Духи уже ушли, оставив после себя стреляные гильзы. От восходящего солнца прямо на Стефанчука шла пара вертолетов. Голова у майора хмельная, легкая в мыслях. Отошел Стефанчук в сторонку, за выступ скалы спрятался, вынул весь запас бинтов и ваты, приложил к мякоти ляжки и долбанул сквозь тампон из трофейного маузера. Ноге стало горячо. Маузер подальше закинул вместе с кобурой и бинтами, испачканными пороховой гарью и кровью. Выполз из-за выступа и хрипит: "Духи!" Солдаты задвигались, как в воде: автоматы хватают, а руки не держат, вскочить хотят, а ноги не сгибаются.

Вскоре вертушки подлетели. Первая и вторая всех на борт взяла, как замерзшие бревна, на пол побросали людей. Третья подошла с другой стороны. Стефанчук показал, где оружие бросили, шмотки, и улетел в Кандагар.

Не нашли ничего внизу солдаты из спасательной группы, все духи с собой унесли. Возвращались назад и услышали - стонет кто-то. Бросились искать, нашли Витьку живого, но почерневшего, с лицом и руками помороженными. Погрузили и его в вертолет и полетели в Кабул с дозаправкой в Газни.

Лежал Витька в госпитале месяц. Две недели в себя не приходил , лежал, глаз не открывая и слабо дыша. Доктора уж и рукой махнули - вряд ли... Оклемался Витька, но молчит, ничего говорить, не хочет, да и не может. Через месяц его отправили в Ташкент, в триста сороковой госпиталь.

Стефанчук проявил себя героем, даже в госпиталь не лег. Пулю из него вынули и опознали в ней вражескую, из маузера, хотя и дивились эксперты из особого отдела, слишком уж в упор стреляли. Но свидетелей нет, а на нет... Стефанчук доложил "как все было" командиру и пошел к себе в строевую часть похоронки и отпуск себе оформлять. Не дрогнула рука офицерская даже тогда, когда подписывал сопроводительные бумаги для военкоматов на организацию бесплатных похорон, не дрогнула даже тогда, когда вспомнил он того солдата, что из пропасти его выдернул, а потом под камнем лежать остался. Кесарю кесарево.
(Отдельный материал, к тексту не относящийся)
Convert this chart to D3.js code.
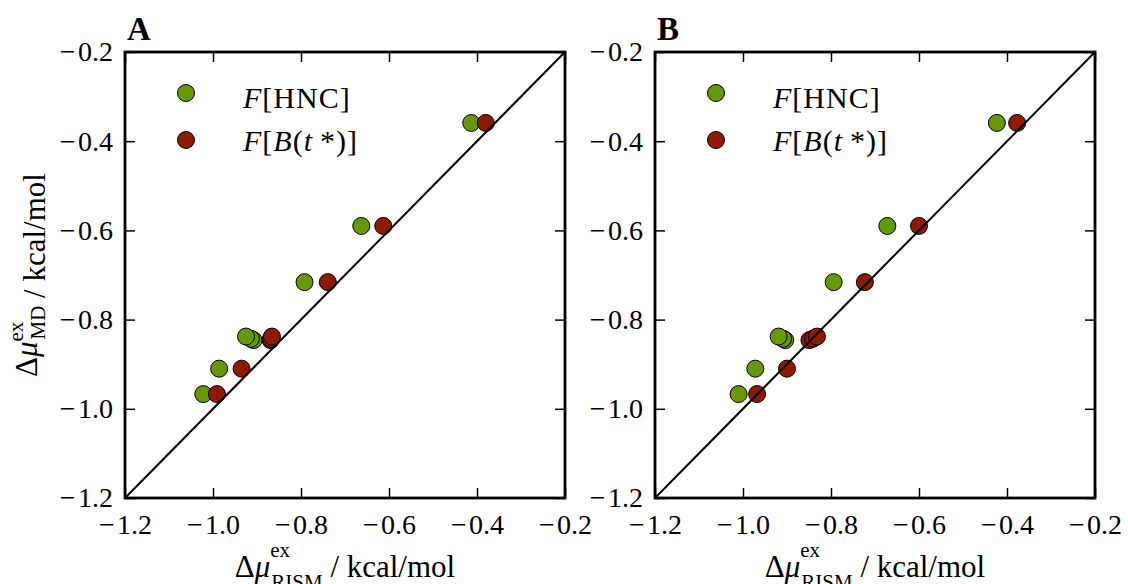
<!DOCTYPE html>
<html>
<head>
	<meta charset="utf-8">
	<script src="https://d3js.org/d3.v7.min.js"></script>
	<style>
		body { margin: 0; background: #fff; }
		text { font-family: "Liberation Serif", "DejaVu Serif", serif; fill: #000; }
	</style>
</head>
<body>
<div id="chart"></div>
<script>
	"use strict";

	// MD reference values (shared by both panels)
	var mdValues = [-0.967, -0.910, -0.846, -0.843, -0.838, -0.716, -0.590, -0.359];

	// panel A: RISM values
	var hncA = [-1.022, -0.986, -0.908, -0.914, -0.925, -0.792, -0.663, -0.413];
	var btA  = [-0.991, -0.935, -0.869, -0.868, -0.866, -0.739, -0.613, -0.380];

	// panel B: RISM values
	var hncB = [-1.010, -0.972, -0.904, -0.909, -0.919, -0.794, -0.672, -0.423];
	var btB  = [-0.968, -0.900, -0.849, -0.841, -0.832, -0.723, -0.600, -0.377];

	var axisTicks = [-1.2, -1.0, -0.8, -0.6, -0.4, -0.2];
	var panelNames = ["A", "B"];

	var width = 1128, height = 584;
	var pw = 440, ph = 446, plotTop = 52;
	var lefts = [125, 655];
	var green = "#66990a", red = "#8c1a04";

	var svg = d3.select("#chart").append("svg")
		.attr("width", width)
		.attr("height", height);

	svg.append("rect").attr("width", width).attr("height", height).attr("fill", "#fff");

	var x = d3.scaleLinear().domain([-1.2, -0.2]).range([0, pw]);
	var y = d3.scaleLinear().domain([-1.2, -0.2]).range([ph, 0]);

	function fmt(d) {
		return (d < 0 ? "\u2212\u200a" : "") + Math.abs(d).toFixed(1);
	}

	function drawPanel(i, hnc, bt) {
		var g = svg.append("g").attr("transform", "translate(" + lefts[i] + "," + plotTop + ")");

		// ticks on all four sides, pointing inward
		g.append("g").attr("transform", "translate(0," + ph + ")")
			.call(d3.axisBottom(x).tickValues(axisTicks).tickSizeInner(-10).tickSizeOuter(0).tickPadding(16).tickFormat(fmt));
		g.append("g")
			.call(d3.axisLeft(y).tickValues(axisTicks).tickSizeInner(-10).tickSizeOuter(0).tickPadding(12).tickFormat(fmt));
		g.append("g")
			.call(d3.axisTop(x).tickValues(axisTicks).tickSizeInner(-10).tickSizeOuter(0).tickFormat(""));
		g.append("g").attr("transform", "translate(" + pw + ",0)")
			.call(d3.axisRight(y).tickValues(axisTicks).tickSizeInner(-10).tickSizeOuter(0).tickFormat(""));

		g.selectAll(".domain").remove();
		g.selectAll(".tick line").attr("stroke", "#000").attr("stroke-width", 1.5);
		g.selectAll(".tick text")
			.style("font-family", "'Liberation Serif', serif")
			.style("font-size", "28px")
			.attr("fill", "#000");

		// points
		var data = [];
		mdValues.forEach(function(m, k) { data.push({ r: hnc[k], m: m, c: green }); });
		mdValues.forEach(function(m, k) { data.push({ r: bt[k], m: m, c: red }); });

		g.selectAll("circle.pt").data(data).enter().append("circle")
			.attr("class", "pt")
			.attr("cx", function(d) { return x(d.r); })
			.attr("cy", function(d) { return y(d.m); })
			.attr("r", 8.5)
			.attr("fill", function(d) { return d.c; })
			.attr("stroke", "#000")
			.attr("stroke-width", 1);

		// y = x line
		g.append("line")
			.attr("x1", x(-1.2)).attr("y1", y(-1.2))
			.attr("x2", x(-0.2)).attr("y2", y(-0.2))
			.attr("stroke", "#000").attr("stroke-width", 2);

		// frame
		g.append("rect")
			.attr("width", pw).attr("height", ph)
			.attr("fill", "none").attr("stroke", "#000").attr("stroke-width", 2.8);

		// legend
		var leg = [
			{ c: green, cy: 41, ty: 56, parts: [["F", "italic"], ["[HNC]", "normal"]] },
			{ c: red, cy: 88, ty: 99, parts: [["F", "italic"], ["[", "normal"], ["B", "italic"], ["(", "normal"], ["t", "italic"], ["\u2009*", "normal"], [")]", "normal"]] }
		];
		leg.forEach(function(l) {
			g.append("circle").attr("cx", 61).attr("cy", l.cy).attr("r", 8.5)
				.attr("fill", l.c).attr("stroke", "#000").attr("stroke-width", 1);
			var t = g.append("text").attr("x", 118).attr("y", l.ty)
				.style("font-size", "30px").style("letter-spacing", "1px");
			l.parts.forEach(function(p) {
				t.append("tspan").style("font-style", p[1]).text(p[0]);
			});
		});

		// panel letter
		svg.append("text")
			.attr("x", lefts[i] + 2).attr("y", 40)
			.style("font-size", "33px").style("font-weight", "bold")
			.text(panelNames[i]);

		// x axis label
		var xl = svg.append("text")
			.attr("x", lefts[i] + pw / 2).attr("y", 577)
			.attr("text-anchor", "middle")
			.style("font-size", "31px");
		xl.append("tspan").text("\u0394");
		xl.append("tspan").style("font-style", "italic").text("\u03bc");
		var sup = xl.append("tspan").attr("dy", -20).style("font-size", "21px").text("ex");
		var sub = xl.append("tspan").attr("dy", 32).style("font-size", "21px").text("RISM");
		xl.append("tspan").attr("dy", -12).text(" / kcal/mol");
		sub.attr("dx", -sup.node().getComputedTextLength() + 1);
	}

	drawPanel(0, hncA, btA);
	drawPanel(1, hncB, btB);

	// y axis label (left panel only)
	var yl = svg.append("text")
		.attr("transform", "translate(45," + (plotTop + ph / 2) + ") rotate(-90)")
		.attr("text-anchor", "middle")
		.style("font-size", "31px");
	yl.append("tspan").attr("dy", -8).text("\u0394");
	yl.append("tspan").style("font-style", "italic").text("\u03bc");
	var ysup = yl.append("tspan").attr("dy", -14).style("font-size", "21px").text("ex");
	var ysub = yl.append("tspan").attr("dy", 22).style("font-size", "21px").text("MD");
	yl.append("tspan").attr("dy", 0).text(" / kcal/mol");
	ysub.attr("dx", -ysup.node().getComputedTextLength() + 2);
</script>
</body>
</html>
Витькины затерялись документы, нет нигде. С одеждой изгаженной, окровавленной сгинули его бумаги, историю болезни ведут бесфамильную. Молчит солдат, хотя по глазам видно, что все соображает-понимает. Лежит Витька в белой палате, в белой постели, уплетает все подряд, все вкусно. И стукнуло его в голову: "Мама", а чуть погодя: "Папа!" и брата вспомнил, и всех бы родственников так пересчитал, но вырвался из него крик: "Домой хочу!" Засуетилась дежурная сестра, побежала к ординатору. А из Витьки прет двухмесячное молчание, обо всем рассказать хочет. Хорошо хоть укол ему дали, уснул солдат.